YOUR OBJECTIVE:
In the listing below, locate the lines that hold "file" and copy them.

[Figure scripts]
■ ■ ■

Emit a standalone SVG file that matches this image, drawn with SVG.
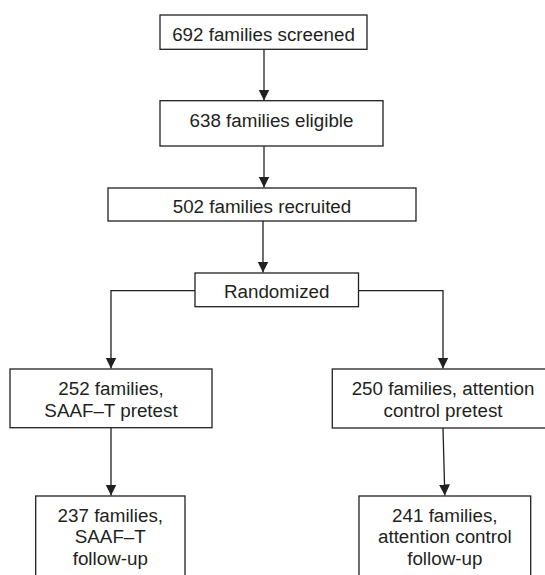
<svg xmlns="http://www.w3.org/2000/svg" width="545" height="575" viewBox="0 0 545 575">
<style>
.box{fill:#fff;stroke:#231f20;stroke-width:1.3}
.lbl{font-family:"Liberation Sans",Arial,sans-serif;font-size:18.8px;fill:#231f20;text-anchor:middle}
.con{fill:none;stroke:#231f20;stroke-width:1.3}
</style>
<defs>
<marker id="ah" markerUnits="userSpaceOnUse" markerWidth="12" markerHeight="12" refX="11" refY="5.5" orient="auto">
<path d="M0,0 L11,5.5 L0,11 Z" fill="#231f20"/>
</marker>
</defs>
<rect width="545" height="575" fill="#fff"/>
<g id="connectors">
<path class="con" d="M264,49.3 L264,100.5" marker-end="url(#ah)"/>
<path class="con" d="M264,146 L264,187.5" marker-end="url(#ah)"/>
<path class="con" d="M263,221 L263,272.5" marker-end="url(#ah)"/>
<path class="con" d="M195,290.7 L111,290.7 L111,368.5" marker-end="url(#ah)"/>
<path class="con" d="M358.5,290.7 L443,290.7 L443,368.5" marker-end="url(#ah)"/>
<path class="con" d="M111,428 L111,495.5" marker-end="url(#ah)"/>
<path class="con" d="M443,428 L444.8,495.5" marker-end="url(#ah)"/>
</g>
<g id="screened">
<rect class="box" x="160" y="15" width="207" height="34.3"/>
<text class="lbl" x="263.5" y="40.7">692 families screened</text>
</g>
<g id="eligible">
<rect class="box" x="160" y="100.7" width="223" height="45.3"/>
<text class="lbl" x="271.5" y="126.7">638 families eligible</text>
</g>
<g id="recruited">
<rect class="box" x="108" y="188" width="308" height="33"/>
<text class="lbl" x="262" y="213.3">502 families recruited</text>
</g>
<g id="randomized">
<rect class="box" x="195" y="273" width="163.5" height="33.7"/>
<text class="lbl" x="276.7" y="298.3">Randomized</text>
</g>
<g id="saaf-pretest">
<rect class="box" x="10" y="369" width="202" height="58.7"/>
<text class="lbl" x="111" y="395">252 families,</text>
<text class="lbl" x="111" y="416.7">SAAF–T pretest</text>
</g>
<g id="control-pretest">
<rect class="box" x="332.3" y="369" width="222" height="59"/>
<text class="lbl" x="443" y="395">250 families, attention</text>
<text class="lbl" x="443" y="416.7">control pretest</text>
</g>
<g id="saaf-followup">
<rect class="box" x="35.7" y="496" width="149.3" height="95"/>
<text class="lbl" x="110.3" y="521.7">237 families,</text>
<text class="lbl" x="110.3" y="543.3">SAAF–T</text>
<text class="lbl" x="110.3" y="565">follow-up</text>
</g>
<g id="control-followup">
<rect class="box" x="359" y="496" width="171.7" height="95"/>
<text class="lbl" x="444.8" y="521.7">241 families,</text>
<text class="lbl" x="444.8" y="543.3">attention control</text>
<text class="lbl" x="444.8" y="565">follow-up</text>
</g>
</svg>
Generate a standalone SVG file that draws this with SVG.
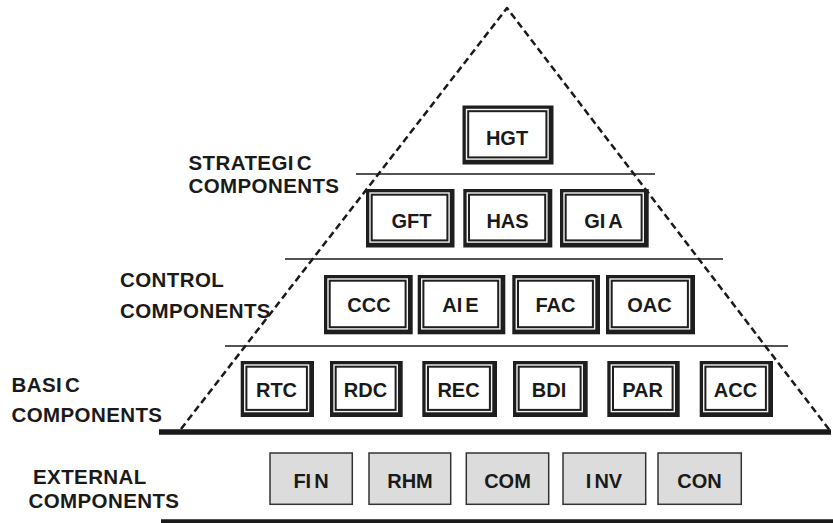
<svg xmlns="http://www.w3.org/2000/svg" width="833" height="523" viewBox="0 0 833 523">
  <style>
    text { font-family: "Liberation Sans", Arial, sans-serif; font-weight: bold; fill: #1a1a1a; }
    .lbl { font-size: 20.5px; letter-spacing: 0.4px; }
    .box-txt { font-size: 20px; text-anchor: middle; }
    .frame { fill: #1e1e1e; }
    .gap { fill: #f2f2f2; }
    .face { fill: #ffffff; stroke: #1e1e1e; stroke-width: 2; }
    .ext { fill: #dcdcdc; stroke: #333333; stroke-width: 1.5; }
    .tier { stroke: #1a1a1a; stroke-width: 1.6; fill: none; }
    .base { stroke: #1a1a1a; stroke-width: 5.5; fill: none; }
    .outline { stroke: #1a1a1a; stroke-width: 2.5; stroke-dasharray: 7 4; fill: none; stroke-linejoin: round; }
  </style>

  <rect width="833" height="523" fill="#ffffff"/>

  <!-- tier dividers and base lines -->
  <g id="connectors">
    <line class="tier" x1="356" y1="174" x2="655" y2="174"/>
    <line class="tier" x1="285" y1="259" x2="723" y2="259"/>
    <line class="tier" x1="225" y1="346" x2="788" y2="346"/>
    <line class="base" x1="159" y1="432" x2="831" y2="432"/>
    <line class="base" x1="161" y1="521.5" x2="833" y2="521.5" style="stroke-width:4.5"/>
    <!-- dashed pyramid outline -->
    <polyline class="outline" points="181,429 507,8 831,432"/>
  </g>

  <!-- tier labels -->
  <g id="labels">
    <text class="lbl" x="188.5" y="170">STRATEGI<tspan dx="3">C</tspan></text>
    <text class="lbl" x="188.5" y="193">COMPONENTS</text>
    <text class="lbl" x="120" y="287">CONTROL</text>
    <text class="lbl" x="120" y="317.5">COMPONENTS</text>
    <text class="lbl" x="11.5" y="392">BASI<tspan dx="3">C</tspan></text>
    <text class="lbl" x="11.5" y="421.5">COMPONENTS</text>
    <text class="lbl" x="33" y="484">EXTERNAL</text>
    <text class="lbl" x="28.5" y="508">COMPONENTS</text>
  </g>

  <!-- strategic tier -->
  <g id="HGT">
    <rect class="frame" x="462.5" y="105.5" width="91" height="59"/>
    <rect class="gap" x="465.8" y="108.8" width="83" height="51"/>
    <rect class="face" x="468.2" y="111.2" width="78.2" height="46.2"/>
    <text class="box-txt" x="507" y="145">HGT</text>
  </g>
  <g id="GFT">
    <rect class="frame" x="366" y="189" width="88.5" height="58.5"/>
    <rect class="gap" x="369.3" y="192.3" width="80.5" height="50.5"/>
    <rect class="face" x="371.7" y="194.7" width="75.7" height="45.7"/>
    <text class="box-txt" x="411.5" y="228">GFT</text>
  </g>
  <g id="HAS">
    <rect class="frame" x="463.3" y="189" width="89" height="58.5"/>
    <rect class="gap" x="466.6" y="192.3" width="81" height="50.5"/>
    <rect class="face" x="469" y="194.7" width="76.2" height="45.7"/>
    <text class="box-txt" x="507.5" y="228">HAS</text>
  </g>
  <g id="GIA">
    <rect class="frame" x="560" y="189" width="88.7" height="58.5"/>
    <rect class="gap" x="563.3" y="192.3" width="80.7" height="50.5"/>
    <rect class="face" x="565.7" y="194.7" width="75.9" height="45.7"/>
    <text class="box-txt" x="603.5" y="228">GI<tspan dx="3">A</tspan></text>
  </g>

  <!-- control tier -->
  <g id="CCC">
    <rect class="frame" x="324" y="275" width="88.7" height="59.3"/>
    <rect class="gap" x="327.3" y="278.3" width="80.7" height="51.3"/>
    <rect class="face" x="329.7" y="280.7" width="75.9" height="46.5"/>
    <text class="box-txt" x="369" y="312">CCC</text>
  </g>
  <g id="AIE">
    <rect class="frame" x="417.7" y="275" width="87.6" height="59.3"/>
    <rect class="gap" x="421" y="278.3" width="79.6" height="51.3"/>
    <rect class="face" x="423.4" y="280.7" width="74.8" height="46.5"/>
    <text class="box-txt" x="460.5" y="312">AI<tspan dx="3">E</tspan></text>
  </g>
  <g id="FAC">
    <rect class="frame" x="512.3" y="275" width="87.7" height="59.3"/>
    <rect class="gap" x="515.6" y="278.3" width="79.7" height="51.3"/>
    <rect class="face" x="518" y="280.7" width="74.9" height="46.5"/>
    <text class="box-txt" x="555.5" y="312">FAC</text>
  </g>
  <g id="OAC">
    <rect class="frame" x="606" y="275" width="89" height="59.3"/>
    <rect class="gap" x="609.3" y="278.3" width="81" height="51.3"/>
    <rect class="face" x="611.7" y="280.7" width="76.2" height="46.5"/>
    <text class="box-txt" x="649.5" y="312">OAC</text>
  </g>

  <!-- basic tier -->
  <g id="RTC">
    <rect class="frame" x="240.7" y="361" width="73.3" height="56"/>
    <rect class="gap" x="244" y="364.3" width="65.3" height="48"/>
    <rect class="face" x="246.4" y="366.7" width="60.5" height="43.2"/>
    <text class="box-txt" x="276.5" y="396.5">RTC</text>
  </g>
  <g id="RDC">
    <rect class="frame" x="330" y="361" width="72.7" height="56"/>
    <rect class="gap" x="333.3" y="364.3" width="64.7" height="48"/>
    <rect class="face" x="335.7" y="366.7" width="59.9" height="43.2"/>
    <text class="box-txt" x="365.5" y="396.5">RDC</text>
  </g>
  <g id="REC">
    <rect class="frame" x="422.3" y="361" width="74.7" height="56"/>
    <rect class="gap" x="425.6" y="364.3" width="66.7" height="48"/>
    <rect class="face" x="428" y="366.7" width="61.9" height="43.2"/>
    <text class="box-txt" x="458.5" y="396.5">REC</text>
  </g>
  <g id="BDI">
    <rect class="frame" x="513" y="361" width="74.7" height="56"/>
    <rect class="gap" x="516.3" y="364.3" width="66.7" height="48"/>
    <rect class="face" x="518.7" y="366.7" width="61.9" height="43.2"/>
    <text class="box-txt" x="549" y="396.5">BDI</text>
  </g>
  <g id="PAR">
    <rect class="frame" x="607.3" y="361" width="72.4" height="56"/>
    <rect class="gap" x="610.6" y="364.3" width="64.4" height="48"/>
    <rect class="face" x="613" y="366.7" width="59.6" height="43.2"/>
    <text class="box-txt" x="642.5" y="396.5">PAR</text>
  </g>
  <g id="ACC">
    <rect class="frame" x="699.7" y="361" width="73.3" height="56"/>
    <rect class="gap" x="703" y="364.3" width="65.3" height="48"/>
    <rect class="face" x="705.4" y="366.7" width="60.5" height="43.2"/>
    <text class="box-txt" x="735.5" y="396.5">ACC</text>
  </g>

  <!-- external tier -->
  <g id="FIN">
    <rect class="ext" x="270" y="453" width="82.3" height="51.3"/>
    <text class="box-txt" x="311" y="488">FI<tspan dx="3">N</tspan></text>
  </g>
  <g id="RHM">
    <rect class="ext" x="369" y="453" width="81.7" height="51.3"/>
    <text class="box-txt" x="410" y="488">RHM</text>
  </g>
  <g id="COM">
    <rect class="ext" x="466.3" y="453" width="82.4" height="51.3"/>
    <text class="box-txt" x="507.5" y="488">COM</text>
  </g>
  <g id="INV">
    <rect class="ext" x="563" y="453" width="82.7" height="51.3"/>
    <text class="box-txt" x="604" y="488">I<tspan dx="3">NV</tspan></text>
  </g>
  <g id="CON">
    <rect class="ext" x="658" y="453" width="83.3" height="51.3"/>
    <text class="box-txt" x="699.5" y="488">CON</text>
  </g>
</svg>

■ ■ ■

RESPONSE FOR THIS EXERCISE:
Emit a standalone SVG file that matches this image, drawn with SVG.
Generate a standalone SVG file that draws this with SVG.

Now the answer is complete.